§ What this task involves:
Collect each line of the records containing the string "matplotlib".

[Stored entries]
★ ★ ★ ★

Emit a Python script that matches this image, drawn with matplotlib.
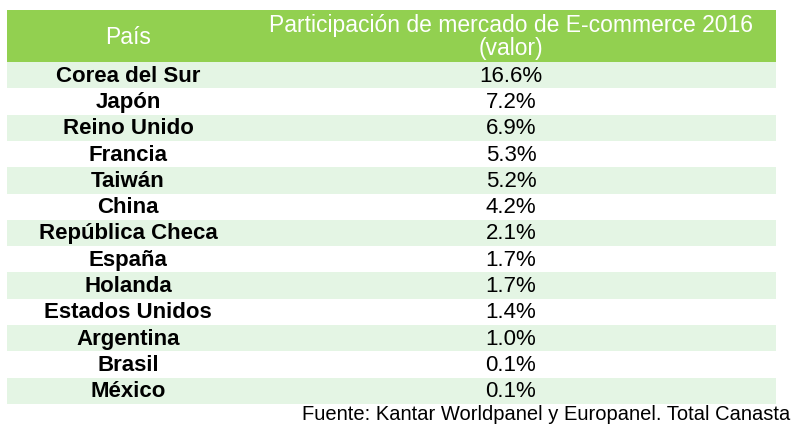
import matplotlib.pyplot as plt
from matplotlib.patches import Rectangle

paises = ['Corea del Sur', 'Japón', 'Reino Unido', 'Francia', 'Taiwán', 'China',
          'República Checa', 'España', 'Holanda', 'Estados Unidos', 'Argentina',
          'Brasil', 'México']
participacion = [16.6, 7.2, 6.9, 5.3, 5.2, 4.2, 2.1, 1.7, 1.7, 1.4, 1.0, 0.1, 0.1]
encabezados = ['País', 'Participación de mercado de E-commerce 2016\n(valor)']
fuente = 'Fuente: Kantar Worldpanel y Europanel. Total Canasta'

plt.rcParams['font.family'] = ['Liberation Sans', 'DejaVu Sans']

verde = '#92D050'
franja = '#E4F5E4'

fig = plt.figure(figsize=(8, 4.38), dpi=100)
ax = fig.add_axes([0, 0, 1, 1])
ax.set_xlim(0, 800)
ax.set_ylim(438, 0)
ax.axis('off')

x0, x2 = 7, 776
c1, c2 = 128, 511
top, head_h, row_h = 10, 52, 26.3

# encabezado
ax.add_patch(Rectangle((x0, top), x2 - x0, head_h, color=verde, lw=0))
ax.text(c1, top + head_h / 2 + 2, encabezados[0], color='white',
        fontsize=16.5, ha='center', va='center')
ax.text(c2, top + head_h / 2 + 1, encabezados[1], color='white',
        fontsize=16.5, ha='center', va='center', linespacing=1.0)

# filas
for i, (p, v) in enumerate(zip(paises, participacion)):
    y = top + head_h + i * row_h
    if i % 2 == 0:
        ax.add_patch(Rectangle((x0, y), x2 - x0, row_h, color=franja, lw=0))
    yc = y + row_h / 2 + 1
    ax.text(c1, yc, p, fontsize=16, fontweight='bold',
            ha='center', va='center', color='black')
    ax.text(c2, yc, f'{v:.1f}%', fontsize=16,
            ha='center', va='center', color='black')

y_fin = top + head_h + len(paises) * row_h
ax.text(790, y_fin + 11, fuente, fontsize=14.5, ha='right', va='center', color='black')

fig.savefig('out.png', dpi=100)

★ ★ ★ ★

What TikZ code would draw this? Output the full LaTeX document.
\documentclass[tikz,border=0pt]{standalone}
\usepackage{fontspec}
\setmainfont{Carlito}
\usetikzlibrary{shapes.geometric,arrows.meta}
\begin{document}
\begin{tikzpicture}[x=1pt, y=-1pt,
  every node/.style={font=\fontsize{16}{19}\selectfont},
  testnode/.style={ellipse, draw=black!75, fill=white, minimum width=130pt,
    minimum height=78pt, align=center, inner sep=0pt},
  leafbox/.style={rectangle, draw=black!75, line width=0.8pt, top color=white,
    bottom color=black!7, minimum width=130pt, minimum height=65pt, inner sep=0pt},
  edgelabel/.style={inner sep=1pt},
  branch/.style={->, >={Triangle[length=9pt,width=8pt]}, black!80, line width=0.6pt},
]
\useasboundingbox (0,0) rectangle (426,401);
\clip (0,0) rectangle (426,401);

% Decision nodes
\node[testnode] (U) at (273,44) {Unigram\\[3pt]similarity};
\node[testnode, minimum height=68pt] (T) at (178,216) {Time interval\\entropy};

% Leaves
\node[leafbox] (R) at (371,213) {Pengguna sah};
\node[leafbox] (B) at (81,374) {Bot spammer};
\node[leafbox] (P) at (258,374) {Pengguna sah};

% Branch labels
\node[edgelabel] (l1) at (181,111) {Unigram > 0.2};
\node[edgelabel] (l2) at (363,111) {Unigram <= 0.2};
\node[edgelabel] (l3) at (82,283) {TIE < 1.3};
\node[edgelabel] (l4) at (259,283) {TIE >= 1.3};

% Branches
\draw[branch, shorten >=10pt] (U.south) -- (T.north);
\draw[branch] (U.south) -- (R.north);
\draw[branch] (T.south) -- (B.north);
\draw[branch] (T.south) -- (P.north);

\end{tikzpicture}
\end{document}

★ ★ ★ ★

§ Task output:
Emit a Python script that matches this image, drawn with matplotlib.
import matplotlib.pyplot as plt
from matplotlib.patches import Rectangle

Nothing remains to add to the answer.